Lawmaker from Northern Ireland's DUP to vote against new Brexit deal

Ian Paisley Jr arrives before new leader of the Democratic Unionist Party (DUP), Edwin Poots, news conference in Belfast, Northern Ireland, May 27, 2021. REUTERS/Clodagh Kilcoyne/File Photo

A member of the British parliament for Northern Ireland's Democratic Unionist Party said he would vote against a central element of the government's deal with Brussels on post-Brexit trade rules and he expects his colleagues will do the same.

Parliament will on Wednesday debate the so-called "Stormont brake", a key part of an agreement that enables Britain to stop new European Union laws from applying to goods in Northern Ireland if so requested by a third of lawmakers in the province's devolved legislature.

"I am categorically voting against and I would be surprised if my colleagues do not join me," Ian Paisley Jr. told the Belfast News Letter newspaper on Monday.

While a vote on measures to implement the brake is likely to pass as the opposition Labour Party supports the overall agreement, the backing of the DUP is seen as crucial in British Prime Minister Rishi Sunak's efforts to sell the deal to sceptical members of his own Conservative Party.

DUP leader Jeffrey Donaldson last week voiced his strongest concerns to date over the deal, saying his party was seeking changes from the British government, but he stopped short of promising to vote against the deal.

A spokesman for the DUP declined to comment on how the party planned to vote after the debate, which he said was being framed by the government as an overall endorsement of the deal, known as the Windsor Framework.

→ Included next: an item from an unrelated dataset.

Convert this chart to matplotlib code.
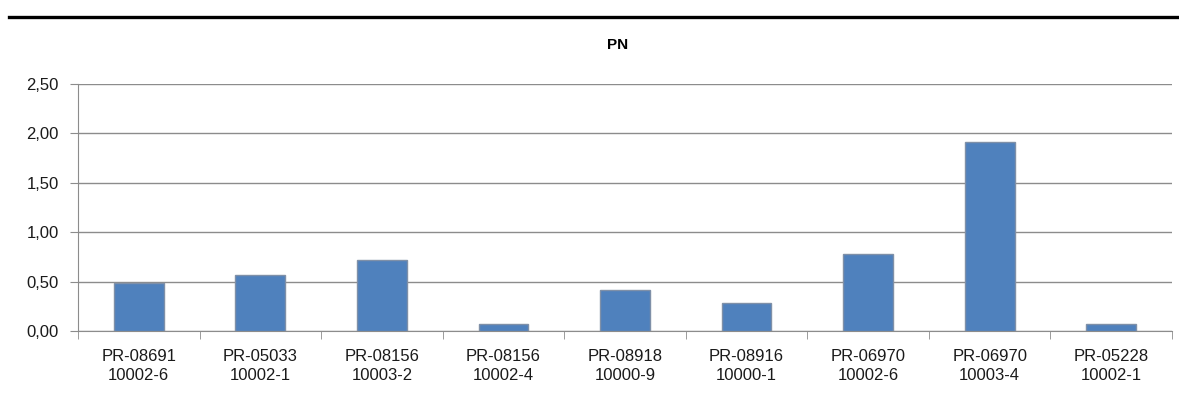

The framework, he said, "does not deal with some of the fundamental problems at the heart of our current difficulties".

"It is our current assessment that there remain key areas of concern which require further clarification, re-working and change as well as seeing further legal text," the spokesman said.

The BBC reported the party was due to meet on Monday to agree a position ahead of the vote. The DUP did not immediately respond to a request to confirm the meeting.